Ye shall know that I am the Lord.

The knowledge of Jehovah

The phrase “Ye shall know that I am Jehovah” may mean Ye shall know that I who now speak am truly Jehovah, the God of Israel. There is, of course, no doubt that Ezekiel conceived Jehovah as endowed with the plenitude of deity, or that in his view the name expressed all that we mean by the word God. Nevertheless, historically the name Jehovah is a proper name, denoting the God who is the God of Israel. Renan has ventured on the assertion that a deity with a proper name is necessarily a false God. The statement perhaps measures the difference between the God of revealed religion and the god who is an abstraction, an expression of the order of the universe, who exists only in the mind of the man who names him. The God of revelation is a living person with a character and will of His own capable of being known by man. It is the distinction of revelation that it dares to regard God as an individual with an inner life and nature of His own, independent of the conception men may form of Him. Applied to such a Being, a personal name may be as true and significant as the name which expresses the character and individuality of a man.

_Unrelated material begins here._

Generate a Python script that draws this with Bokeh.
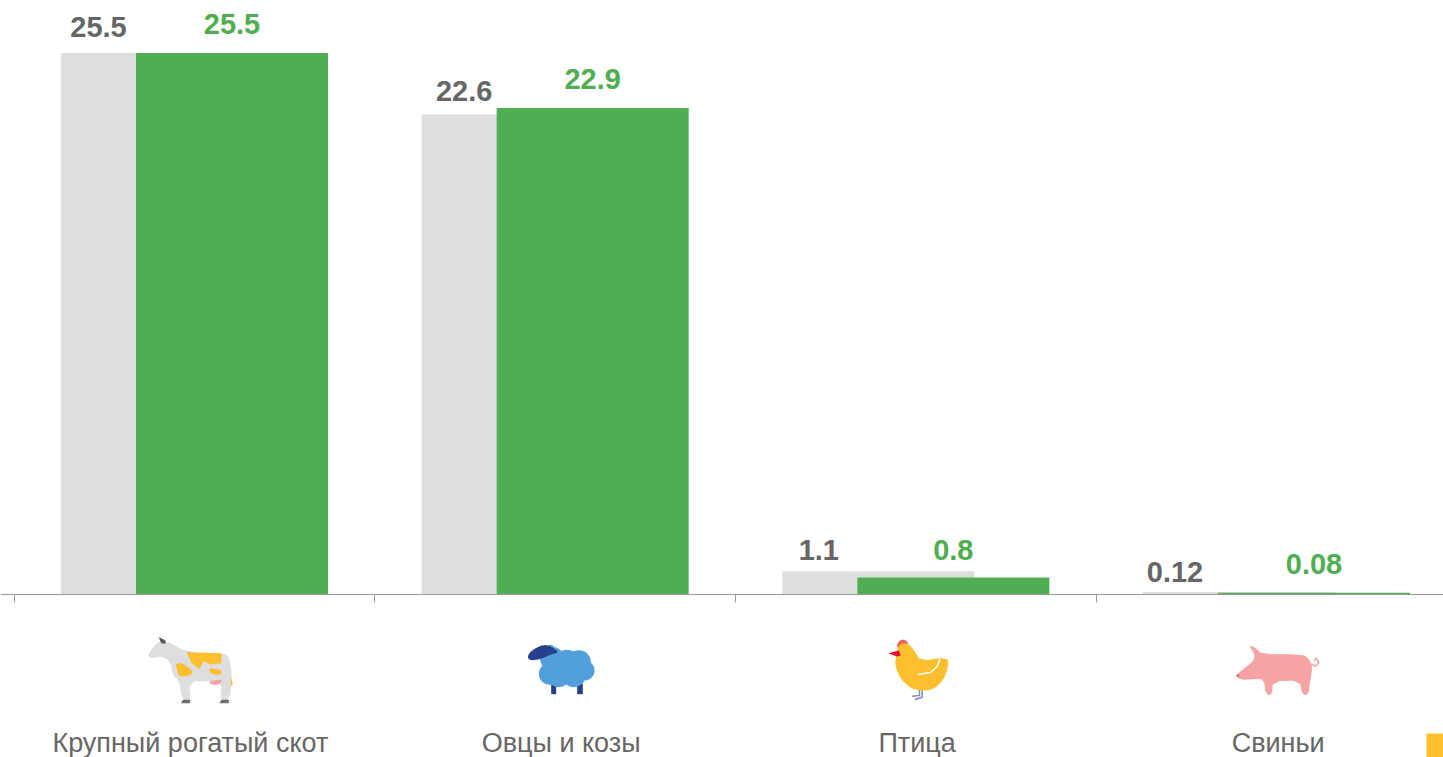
import numpy as np
from bokeh.plotting import figure
from bokeh.models import ColumnDataSource, Range1d, LinearAxis, FixedTicker
from bokeh.core.properties import value
from bokeh.embed import file_html
from bokeh.resources import INLINE

categories = ["Крупный рогатый скот", "Овцы и козы", "Птица", "Свиньи"]
series_grey = [25.5, 22.6, 1.1, 0.12]
series_green = [25.5, 22.9, 0.8, 0.08]
grey_labels = ["25.5", "22.6", "1.1", "0.12"]
green_labels = ["25.5", "22.9", "0.8", "0.08"]

W, H = 1443, 757
PAGE_L, PAGE_T = 0, 0
TICK0, TICK_STEP = 13.5, 360.67
BASE, PX_UNIT = 594.0, 21.24
GREY, GREEN, TXT = "#dedede", "#50ae52", "#666666"
YEL = "#fdbf2d"

def xd(px): return (px - TICK0) / TICK_STEP
def yd(py): return (BASE - py) / PX_UNIT

p = figure(width=W, height=H, output_backend="svg", toolbar_location=None,
           x_range=Range1d(xd(PAGE_L), xd(PAGE_L + W)),
           y_range=Range1d(yd(PAGE_T + H), yd(PAGE_T)),
           x_axis_type=None, y_axis_type=None, min_border=0)
p.outline_line_color = None
p.grid.visible = False
p.background_fill_color = "white"
p.extra_x_ranges["px"] = Range1d(PAGE_L, PAGE_L + W)
p.extra_y_ranges["px"] = Range1d(PAGE_T + H, PAGE_T)

idx = np.arange(len(categories), dtype=float)
bw = 192 / TICK_STEP
grey_c = idx + 143 / TICK_STEP
green_c = idx + 218 / TICK_STEP
p.vbar(x=grey_c, width=bw, bottom=0, top=series_grey, fill_color=GREY, line_color=None)
p.vbar(x=green_c, width=bw, bottom=0, top=series_green, fill_color=GREEN, line_color=None)

axis = LinearAxis(fixed_location=0, ticker=FixedTicker(ticks=[0, 1, 2, 3]),
                  major_label_text_font_size="0px", major_label_text_color=None,
                  axis_line_color="#999999", major_tick_line_color="#999999",
                  major_tick_in=0, major_tick_out=8, minor_tick_line_color=None)
p.add_layout(axis, "below")

font = value("Liberation Sans")
grey_gap = [26, 23, 21, 20]
green_gap = [29, 29, 28, 29]
grey_shift = [84.5, 89.5, 83.5, 79.0]
p.text(x=idx + np.array(grey_shift) / TICK_STEP, y=series_grey, text=grey_labels, text_font=font,
       text_font_size="29px", text_font_style="bold", text_color=TXT, text_align="center",
       text_baseline="alphabetic", y_offset=[-g for g in grey_gap])
p.text(x=green_c, y=series_green, text=green_labels, text_font=font, text_font_size="29px",
       text_font_style="bold", text_color=GREEN, text_align="center", text_baseline="alphabetic",
       y_offset=[-g for g in green_gap])

label_x = [0.489, 1.517, 2.504, 3.505]
p.text(x=label_x, y=[yd(742)] * 4, text=categories, text_font=font, text_font_size="27px",
       text_color=TXT, text_align="center", text_baseline="alphabetic")

def chaikin(pts, n=2):
    a = np.array(pts, float)
    for _ in range(n):
        b = np.roll(a, -1, axis=0)
        a = np.column_stack([0.75 * a + 0.25 * b, 0.25 * a + 0.75 * b]).reshape(-1, 2)
    return a

def shape(pts, ox, oy, color, smooth=1):
    a = chaikin(pts, smooth) if smooth else np.array(pts, float)
    p.patch(ox + a[:, 0] / 3, oy + a[:, 1] / 3, fill_color=color, line_color=None,
            x_range_name="px", y_range_name="px")

def stroke(pts, ox, oy, color, w):
    a = np.array(pts, float)
    p.line(ox + a[:, 0] / 3, oy + a[:, 1] / 3, line_color=color, line_width=w,
           x_range_name="px", y_range_name="px")

def disc(cx, cy, r, ox, oy, color):
    t = np.linspace(0, 2 * np.pi, 40)
    p.patch(ox + (cx + r * np.cos(t)) / 3, oy + (cy + r * np.sin(t)) / 3, fill_color=color, line_color=None,
            x_range_name="px", y_range_name="px")

# cow
ox, oy = 120, 620
shape([(82, 100), (115, 60), (145, 65), (200, 95), (308, 98), (327, 110), (335, 170), (327, 240), (300, 240),
       (304, 185), (270, 182), (205, 182), (212, 240), (185, 240), (176, 178), (158, 168), (150, 124), (125, 107),
       (88, 114)], ox, oy, "#dedede")
shape([(198, 95), (304, 98), (302, 128), (270, 132), (250, 122), (236, 146), (214, 128)], ox, oy, YEL, 0)
shape([(165, 128), (187, 128), (215, 150), (215, 163), (178, 170), (170, 150)], ox, oy, YEL)
shape([(266, 142), (288, 146), (302, 148), (302, 163), (285, 163), (268, 157)], ox, oy, YEL)
shape([(265, 182), (303, 176), (303, 187), (285, 195), (270, 190)], ox, oy, "#f5a3a5")
shape([(330, 165), (337, 190), (332, 198)], ox, oy, YEL, 0)
shape([(187, 238), (210, 238), (208, 248), (182, 248)], ox, oy, "#6d6e71", 0)
shape([(302, 238), (325, 238), (325, 248), (297, 248)], ox, oy, "#6d6e71", 0)
shape([(115, 50), (125, 55), (135, 60), (135, 70), (122, 68)], ox, oy, "#58595b", 0)

# sheep
ox, oy = 510, 630
BL, DB = "#519fdb", "#27408b"
shape([(122, 160), (137, 160), (137, 191), (122, 191)], ox, oy, DB, 0)
shape([(200, 160), (217, 160), (217, 191), (200, 191)], ox, oy, DB, 0)
for cx, cy, r in [(118, 130, 33), (125, 85, 36), (170, 100, 42), (205, 95, 36), (222, 120, 30), (190, 135, 35),
                  (145, 135, 35), (120, 55, 12)]:
    disc(cx, cy, r, ox, oy, BL)
shape([(50, 78), (65, 58), (100, 42), (122, 48), (146, 66), (120, 72), (90, 86), (58, 90)], ox, oy, DB)

# chicken
ox, oy = 870, 630
stroke([(155, 177), (155, 200), (133, 207)], ox, oy, "#7a8ab8", 1.5)
stroke([(147, 177), (147, 195), (125, 197)], ox, oy, "#7a8ab8", 1.5)
shape([(76, 48), (90, 26), (110, 30), (114, 48), (90, 54)], ox, oy, "#f0635a")
a = [(76, 75), (86, 40), (112, 38), (132, 60), (150, 92), (232, 79), (233, 110), (218, 150), (192, 174), (160, 182),
     (122, 174), (92, 148), (74, 108)]
shape(a, ox, oy, YEL, 1)
shape([(53, 68), (85, 60), (91, 75), (80, 78)], ox, oy, "#e8112d", 0)
stroke([(208, 85), (200, 108), (180, 126), (142, 132)], ox, oy, "#ffffff", 1.5)

# pig
ox, oy = 1220, 635
PK = "#f5a3a5"
shape([(47, 118), (80, 92), (100, 75), (103, 58), (85, 28), (107, 38), (124, 56), (242, 56), (265, 68), (276, 95),
       (270, 130), (264, 178), (245, 178), (238, 135), (157, 137), (155, 178), (136, 178), (130, 132), (105, 130),
       (58, 134)], ox, oy, PK, 1)
disc(52, 120, 4, ox, oy, "#e0505a")
stroke([(272, 85), (285, 92), (295, 82), (288, 68), (280, 75)], ox, oy, PK, 1.5)

# corner square
shape([(1426 * 3, 733 * 3), (1443 * 3, 733 * 3), (1443 * 3, 757 * 3), (1426 * 3, 757 * 3)], 0, 0, YEL, 0)

open("out.html", "w").write(file_html(p, INLINE))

Only thus can we understand the historical process by which the God who was first manifested as the deity of a particular nation preserves His personal identity with the God who in Christ is at last revealed as the God of the spirits of all flesh. The knowledge of Jehovah of which Ezekiel speaks is therefore at once a knowledge of the character of the God whom Israel professed to serve, and a knowledge of that which constitutes true and essential divinity. (John Skinner, M. A.)